Companies spend a lot of time saying they want creativity. They should spend more time proving it than just saying it.

It’s easy for leaders to say they want innovation in their processes or a creative new way of thinking about whatever product or service they produce. Too often, though, their actions do not match their words. If you want to encourage risk taking and new thinking, you need to create a culture that encourages that. If your policies support the same old way of doing things, then that is what you’re going to get.

How can you have a culture that supports new thinking? Well, first of all, if people are going to take risks, you need to realize they are occasionally going to fail…and that needs to be ok. While you may not go so far as rewarding failure, you cannot punish it, either. If your Creatives think they’ll be punished for failing, they will not take a chance on it, and we know that finding something new means taking chances. You need to embrace failure and learn from it, examining why it failed and figuring out what to try next time. While your employees should not be reckless with your resources, and should be making a good faith effort to succeed, you should avoid punishing them for good faith failure. If anything, you should be learning from it rather than penalizing them.

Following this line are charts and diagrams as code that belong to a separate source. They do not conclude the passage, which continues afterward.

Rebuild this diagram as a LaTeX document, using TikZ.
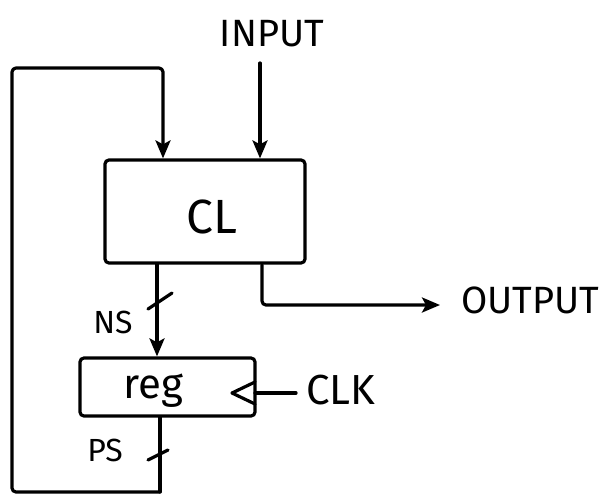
\documentclass[tikz,border=0pt]{standalone}
\usepackage{fontspec}
\setmainfont{Fira Sans}
\usetikzlibrary{arrows.meta,calc}
\begin{document}
\begin{tikzpicture}[x=1pt,y=-1pt,
  wire/.style={line width=3.2pt,line join=round,line cap=round,rounded corners=4pt},
  arr/.style={wire,-{Stealth[length=18pt,width=15pt,inset=4pt]}},
  block/.style={draw,line width=3.2pt,rectangle,rounded corners=4pt,inner sep=0pt},
  lbl/.style={font=\fontsize{38}{42}\selectfont,inner sep=0pt,anchor=base},
  big/.style={font=\fontsize{48}{52}\selectfont,inner sep=0pt,anchor=base}]
\useasboundingbox (0,0) rectangle (613,499);
% blocks
\node[block,minimum width=200pt,minimum height=103pt] (cl) at (205,211.5) {};
\node[big] (cltext) at (212,233) {CL};
\node[block,minimum width=175pt,minimum height=58pt] (reg) at (167.5,387) {};
\node[lbl,font=\fontsize{42}{46}\selectfont] (regtext) at (153,398) {reg};
% labels
\node[lbl] (input) at (272,46) {INPUT};
\node[lbl] (output) at (530,313) {OUTPUT};
\node[lbl,font=\fontsize{42}{46}\selectfont] (clk) at (341,404) {CLK};
\node[lbl,font=\fontsize{32}{36}\selectfont] (ns) at (113,333) {NS};
\node[lbl,font=\fontsize{32}{36}\selectfont] (ps) at (105,461) {PS};
% coordinates
\coordinate (inS) at (260,63);
\coordinate (nsX) at (157,0);
\coordinate (outX) at (262,0);
\coordinate (outC) at (262,305);
\coordinate (outE) at (440,305);
\coordinate (psX) at (160,0);
\coordinate (fb1) at (160,492);
\coordinate (fb2) at (12,492);
\coordinate (fb3) at (12,68);
\coordinate (fb4) at (163,68);
\coordinate (clkS) at (296,393);
\coordinate (clkE) at (255,393);
\coordinate (triT) at (255,382);
\coordinate (triM) at (232,393);
\coordinate (triB) at (255,404);
% connectors
\draw[arr] (inS) -- (inS |- cl.north);
\draw[arr] (fb1) -- (fb2) -- (fb3) -- (fb4) -- (fb4 |- cl.north);
\draw[wire] (psX |- reg.south) -- (fb1);
\draw[arr] (nsX |- cl.south) -- (nsX |- reg.north);
\draw[arr] (outX |- cl.south) -- (outC) -- (outE);
\draw[wire] (clkS) -- (clkE);
\draw[wire,rounded corners=0pt] (triT) -- (triM) -- (triB);
% bus slashes
\draw[wire] (148,309) -- (172,293);
\draw[wire] (148,460) -- (168,450);
\end{tikzpicture}
\end{document}
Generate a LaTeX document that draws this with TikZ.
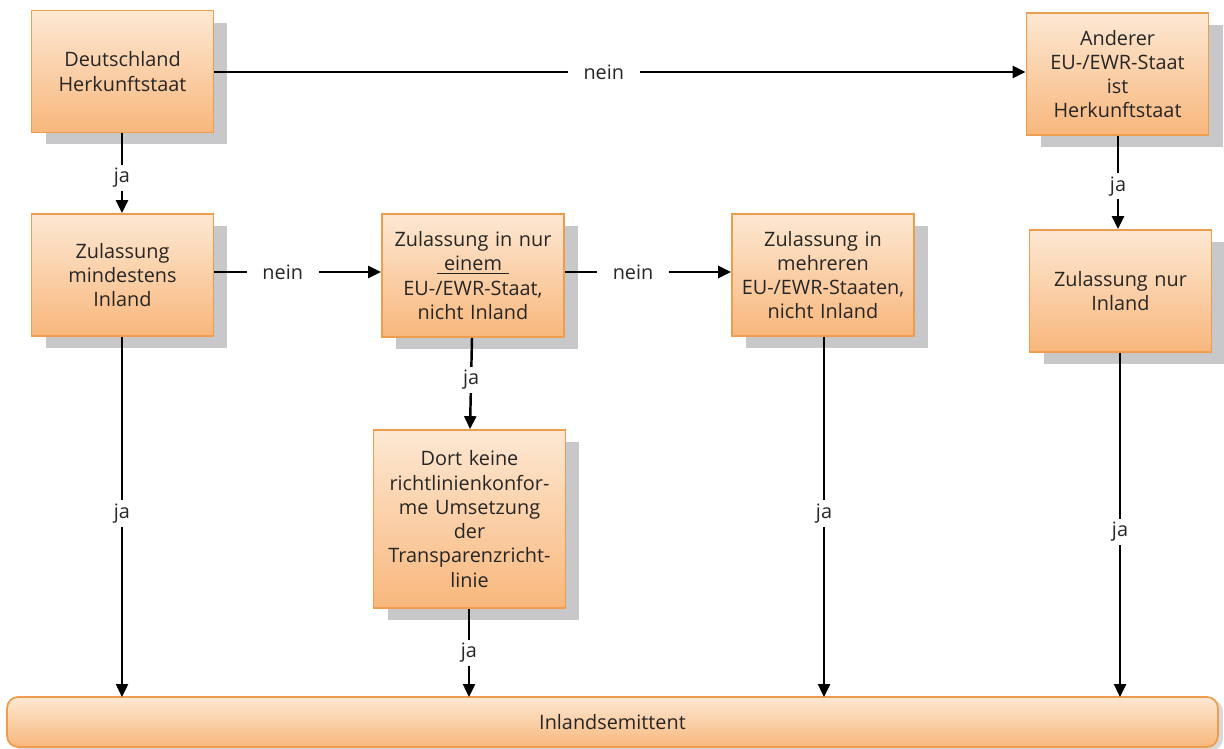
\documentclass[tikz,border=0pt]{standalone}
\usepackage{fontspec}
\setmainfont{Open Sans}
\usetikzlibrary{arrows.meta,shadows}
\definecolor{boxtop}{HTML}{FDE8D3}
\definecolor{boxbot}{HTML}{F8B77C}
\definecolor{boxline}{HTML}{EE9C4E}
\definecolor{shadowgray}{HTML}{C8C8CA}
\definecolor{txt}{HTML}{262626}
\begin{document}
\begin{tikzpicture}[x=0.02cm,y=-0.02cm,
  font=\fontsize{11.3}{13.8}\selectfont, text=txt,
  flowbox/.style={draw=boxline, line width=1pt, top color=boxtop, bottom color=boxbot,
    align=center, inner sep=2pt,
    drop shadow={shadow xshift=0.28cm, shadow yshift=-0.24cm, fill=shadowgray, opacity=1}},
  conn/.style={line width=1.4pt, draw=black, -{Triangle[width=0.24cm,length=0.26cm]}},
  lbl/.style={fill=white, inner xsep=9pt, inner ysep=2pt, text=txt}
]
\useasboundingbox (0,0) rectangle (1224,749);

\node[flowbox, minimum width=3.62cm, minimum height=2.44cm, text width=3.5cm] (b1) at (122.5,71.5) {Deutschland\\Herkunftstaat};
\node[flowbox, minimum width=3.62cm, minimum height=2.44cm, text width=3.5cm] (b2) at (122.5,275) {Zulassung\\mindestens\\Inland};
\node[flowbox, minimum width=3.64cm, minimum height=2.46cm, text width=3.5cm] (b3) at (473,275.5) {Zulassung in nur\\\underline{\ einem\ }\\EU-/EWR-Staat,\\nicht Inland};
\node[flowbox, minimum width=3.78cm, minimum height=3.56cm, text width=3.7cm] (b4) at (469.5,519) {Dort keine\\richtlinienkonfor-\\me Umsetzung\\der\\Transparenzricht-\\linie};
\node[flowbox, minimum width=3.6cm, minimum height=2.44cm, text width=3.5cm] (b5) at (823,275) {Zulassung in\\mehreren\\EU-/EWR-Staaten,\\nicht Inland};
\node[flowbox, minimum width=3.62cm, minimum height=2.44cm, text width=3.5cm] (b6) at (1117.5,74) {Anderer\\EU-/EWR-Staat\\ist\\Herkunftstaat};
\node[flowbox, minimum width=3.58cm, minimum height=2.44cm, text width=3.5cm] (b7) at (1120.5,291) {Zulassung nur\\Inland};
\node[draw=boxline, line width=1pt, top color=boxtop, bottom color=boxbot, rounded corners=0.22cm,
  minimum width=24.22cm, minimum height=1.0cm,
  drop shadow={shadow xshift=0.1cm, shadow yshift=-0.06cm, fill=shadowgray!70, opacity=1}] (bar) at (612.5,722) {Inlandsemittent};

\coordinate (e2) at (122,697);
\coordinate (e4) at (469,697);
\coordinate (e5) at (824,697);
\coordinate (e7) at (1120,697);

\draw[conn] (b1.south -| 122,0) -- node[lbl, pos=0.56] {ja} (b2.north -| 122,0);
\draw[conn] (b1.east |- 0,72) -- node[lbl, pos=0.48] {nein} (b6.west |- 0,72);
\draw[conn] (b2.east |- 0,272) -- node[lbl, pos=0.41] {nein} (b3.west |- 0,272);
\draw[conn] (b3.east |- 0,272) -- node[lbl, pos=0.41] {nein} (b5.west |- 0,272);
\draw[conn] (b3.south -| 472,0) -- node[lbl, pos=0.46] {ja} (b4.north -| 470,0);
\draw[conn] (b6.south -| 1118,0) -- node[lbl, pos=0.54] {ja} (b7.north -| 1118,0);
\draw[conn] (b2.south -| 122,0) -- node[lbl, pos=0.49] {ja} (e2);
\draw[conn] (b4.south -| 469,0) -- node[lbl, pos=0.5] {ja} (e4);
\draw[conn] (b5.south -| 824,0) -- node[lbl, pos=0.49] {ja} (e5);
\draw[conn] (b7.south -| 1120,0) -- node[lbl, pos=0.52] {ja} (e7);
\end{tikzpicture}
\end{document}
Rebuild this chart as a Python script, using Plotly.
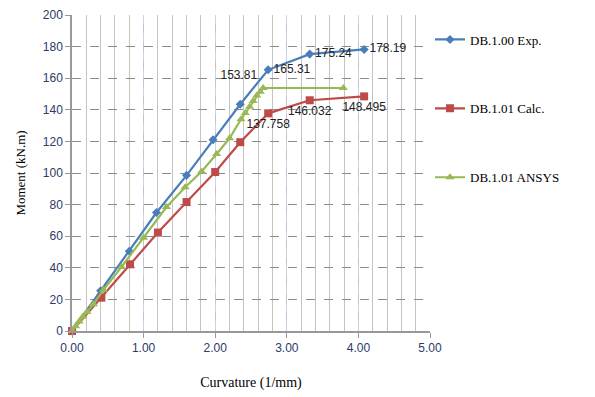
import plotly.graph_objects as go

# Data
exp_x = [0, 0.40, 0.80, 1.18, 1.60, 1.97, 2.35, 2.74, 3.32, 4.08]
exp_y = [0, 25.5, 50.5, 75.0, 98.5, 121.0, 143.5, 165.31, 175.24, 178.19]
exp_lbl = ["", "", "", "", "", "", "", "165.31", "175.24", "178.19"]

calc_x = [0, 0.41, 0.81, 1.20, 1.60, 2.00, 2.35, 2.74, 3.32, 4.08]
calc_y = [0, 21.1, 42.2, 62.3, 81.6, 100.6, 119.5, 137.758, 146.032, 148.495]
calc_lbl = ["", "", "", "", "", "", "", "137.758", "146.032", "148.495"]

ansys_x = [0, 0.05, 0.10, 0.15, 0.21, 0.30, 0.44, 0.69, 1.00, 1.32, 1.58, 1.81,
           2.02, 2.20, 2.36, 2.42, 2.48, 2.53, 2.58, 2.63, 2.67, 3.79]
ansys_y = [0, 3, 6, 9, 12, 17, 26, 40.5, 59, 78.5, 91, 101,
           112, 122, 134, 138, 142, 145.5, 149, 151.5, 153.81, 153.81]
ansys_lbl = [""] * 20 + ["153.81", ""]

x_ticks = [0, 1, 2, 3, 4, 5]
x_tick_text = ["0.00", "1.00", "2.00", "3.00", "4.00", "5.00"]
y_ticks = [0, 20, 40, 60, 80, 100, 120, 140, 160, 180, 200]

lbl_font = dict(family="Liberation Sans, Arial", size=12, color="#222222")

fig = go.Figure()
fig.add_trace(go.Scatter(
    x=exp_x, y=exp_y, mode="lines+markers+text", name="DB.1.00 Exp.",
    text=exp_lbl, textposition="middle right", textfont=lbl_font,
    line=dict(color="#4a7ebb", width=2.2),
    marker=dict(symbol="diamond", size=7, color="#4a7ebb"),
    legendgroup="a", cliponaxis=False))
fig.add_trace(go.Scatter(
    x=calc_x, y=calc_y, mode="lines+markers+text", name="DB.1.01 Calc.",
    text=calc_lbl, textposition="bottom center", textfont=lbl_font,
    line=dict(color="#be4b48", width=2.2),
    marker=dict(symbol="square", size=8, color="#be4b48"),
    legendgroup="b", cliponaxis=False))
fig.add_trace(go.Scatter(
    x=ansys_x, y=ansys_y, mode="lines+markers+text", name="DB.1.01 ANSYS",
    text=ansys_lbl, textposition="top left", textfont=lbl_font,
    line=dict(color="#98b954", width=2.2),
    marker=dict(symbol="triangle-up", size=8, color="#98b954"),
    legendgroup="c", cliponaxis=False))

fig.update_layout(
    width=595, height=397,
    margin=dict(l=64, r=173, t=7, b=74, autoexpand=False),
    paper_bgcolor="white", plot_bgcolor="white",
    font=dict(family="Liberation Serif, Times New Roman", size=13, color="black"),
    legend=dict(x=1.0, y=0.97, xanchor="left", yanchor="top",
                font=dict(family="Liberation Serif, Times New Roman", size=13, color="black"),
                tracegroupgap=49, bgcolor="rgba(0,0,0,0)"),
    showlegend=True,
)
fig.update_xaxes(
    range=[0, 5], tickvals=x_ticks, ticktext=x_tick_text,
    tickfont=dict(family="Liberation Sans, Arial", size=12, color="#2b3a67"),
    showline=True, linecolor="#999999", linewidth=1.5,
    ticks="outside", ticklen=5, tickcolor="#999999",
    showgrid=True, gridcolor="#c6d6ef", griddash="dash", gridwidth=1,
    minor=dict(dtick=0.2, showgrid=True, gridcolor="#c4c4c4", griddash="solid", gridwidth=1.3),
    zeroline=False, automargin=False,
    title=dict(text="Curvature (1/mm)", font=dict(family="Liberation Serif, Times New Roman", size=14), standoff=23),
)
fig.update_yaxes(
    range=[0, 200], tickvals=y_ticks,
    tickfont=dict(family="Liberation Sans, Arial", size=12, color="#2b3a67"),
    showline=True, linecolor="#999999", linewidth=1.5,
    ticks="outside", ticklen=5, tickcolor="#999999",
    showgrid=True, gridcolor="#8c8c8c", griddash="dash", gridwidth=1.2,
    zeroline=False, automargin=False,
    title=dict(text="Moment (kN.m)", font=dict(family="Liberation Serif, Times New Roman", size=13), standoff=14),
)

fig.write_html("out.html")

People also need resources to be creative, and the most important resource is time. While you have work that needs to get done today, you need time to be thinking about tomorrow. Give your employees the time to work on something new, something unrelated to their regular job (or at least unrelated to their current project).

Do you have a well-defined career path that people need to follow in order to get promoted and advance in your company? If so, you are inhibiting creativity. If you are only promoting people who follow a standard way of doing things, then you are sending the signal that people need to stay on the same path in order to be successful. People who stay on the same path followed by others rarely find something new.

If you really want people to be creative you cannot just say it; you have to show them that you mean it. It’s really easy to pay lip service to creativity and innovation, so easy, in fact, that plenty of people do it. If you don’t follow through with action, you will not have a culture that promotes creativity; instead, you’ll have a culture that promotes the same old thing.